For the past fourteen years, Massachusetts has allowed owners of brokerage accounts and stocks and bonds to add a “pay on death” (POD) or “transfer on death” (TOD) beneficiary designation to their accounts and securities. The POD beneficiary designation causes the account assets to pass automatically to the named beneficiary upon the death of the account owner regardless of what the owner’s will might otherwise provide. Even better, the account does not have to pass through probate.
What could be simpler, or better, you might ask? Well, what at first blush appears to be a good idea can lead to some unintended and oftentimes adverse consequences to the account owner unless the designation is used carefully.
First, many clients have trouble remembering if they have designated a POD beneficiary for their investment accounts and in many cases the beneficiary named is not coordinated with the terms of the owner’s estate planning documents. Therefore, it is important to verify and review your POD designations periodically with your advisors since they often do not appear on the brokerage house investment statements (unlike a joint account, where the name of the other joint owner appears on the statement).
Second, POD designations can undermine the tax and asset management benefits of any revocable trusts that a client has created. Most trusts are designed with the expectation that they will hold and manage all of the client’s assets upon the client’s death, but the POD account assets will pass directly to the named beneficiary.
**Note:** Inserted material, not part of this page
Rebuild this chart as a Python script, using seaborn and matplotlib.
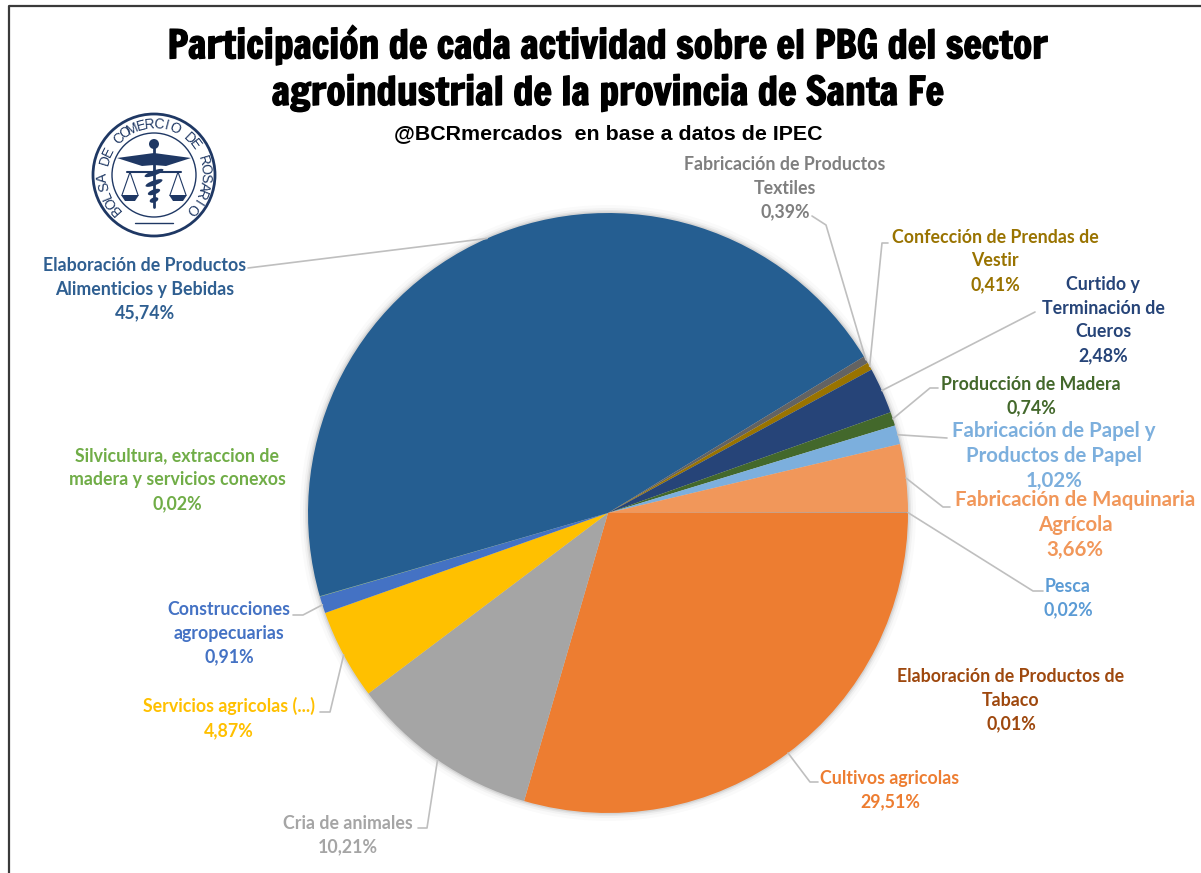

Third, the POD designation may cause inequitable results among the client’s intended beneficiaries if the POD beneficiary also is named as one of the beneficiaries of the client’s will or trust. The POD beneficiary will receive a share of the assets passing under the client’s will or trust in addition to receiving all of the assets governed by the POD beneficiary designation. In the case of a client who has established a trust, the client could avoid this inequitable result by either (1) naming his trust as the POD beneficiary of his investment accounts so that the trust governs the disposition of all of his assets or (2) transferring title to his investment assets directly to his trust before his death. Both approaches enable the client to avoid probate and ensure a more equitable distribution of assets among his intended beneficiaries.
Finally, a POD designation may lead to unfair results in terms of who is responsible for the payment of the account owner’s final debts and expenses and estate taxes. Typically, a will assigns this responsibility solely to the assets passing under the owner’s will. Should some of this responsibility be borne by the POD beneficiary? If so, you need to make sure that the tax allocation provisions of your will are coordinated with your POD beneficiary designations.
In short, POD beneficiary designations can be useful in the right circumstances, but need to be reviewed in the context of your overall estate plan.